L’exercice pour certains patrons
Visant à contourner ainsi les syndicats majoritaires restera un exercice périlleux sur lequel nous devons nous appuyer pour mener la bagarre. A nous d’œuvrer là où nous sommes majoritaires dans les IRP (seuls ou avec d’autres syndicats) pour mettre toute la pression utile afin d’empêcher le référendum ou, le faire peser dans le sens favorable aux salarié-es.
-Nous devons nous préparer au risque de nombreux contentieux au plan judiciaire même si en premier lieu c’est l’action syndicale qui doit prévaloir. L’action judiciaire doit intervenir soit en complément de l’action syndicale soit au final quand plus rien ne peut être obtenu dans la boite.
-La procédure devant le Tribunal d’Instance ne requière pas l’obligation d’un avocat. Tout-te militant-e un peu aguerri-e à la prise de parole peut s’y lancer. La procédure écrite est assez souple.

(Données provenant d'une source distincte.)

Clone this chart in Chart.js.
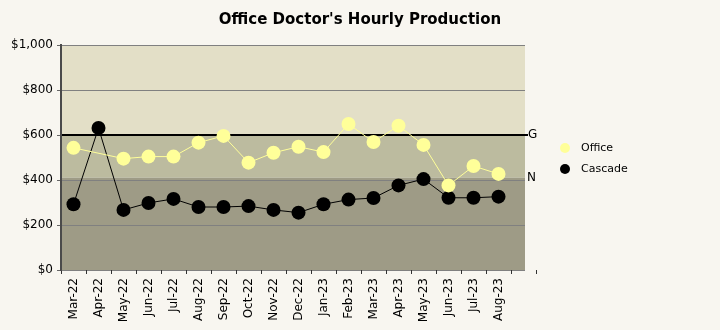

-Pour accompagner les équipes qui en auraient besoin, nous avons mis en place en 2016 et au plan fédéral une formation juridique spécifique sur la saisine du Tribunal d’Instance. Cette formation est plus particulièrement destinées aux animateur-trices des SD (elle peut s’élargir aux militant-es sensibilisé-es au juridique) et traite également de la procédure en cas de contestation de RSS, DS, élections, etc. Se renseigner auprès de l’Ifet qui collecte les demandes de formation en provenance des SD.
-La commission juridique fédérale et le secrétariat apporteront de leur côté tout le soutien technique et stratégique pour ces recours en privilégiant l’action militante devant le Tribunal d’Instance plutôt que le recours systématique aux avocats.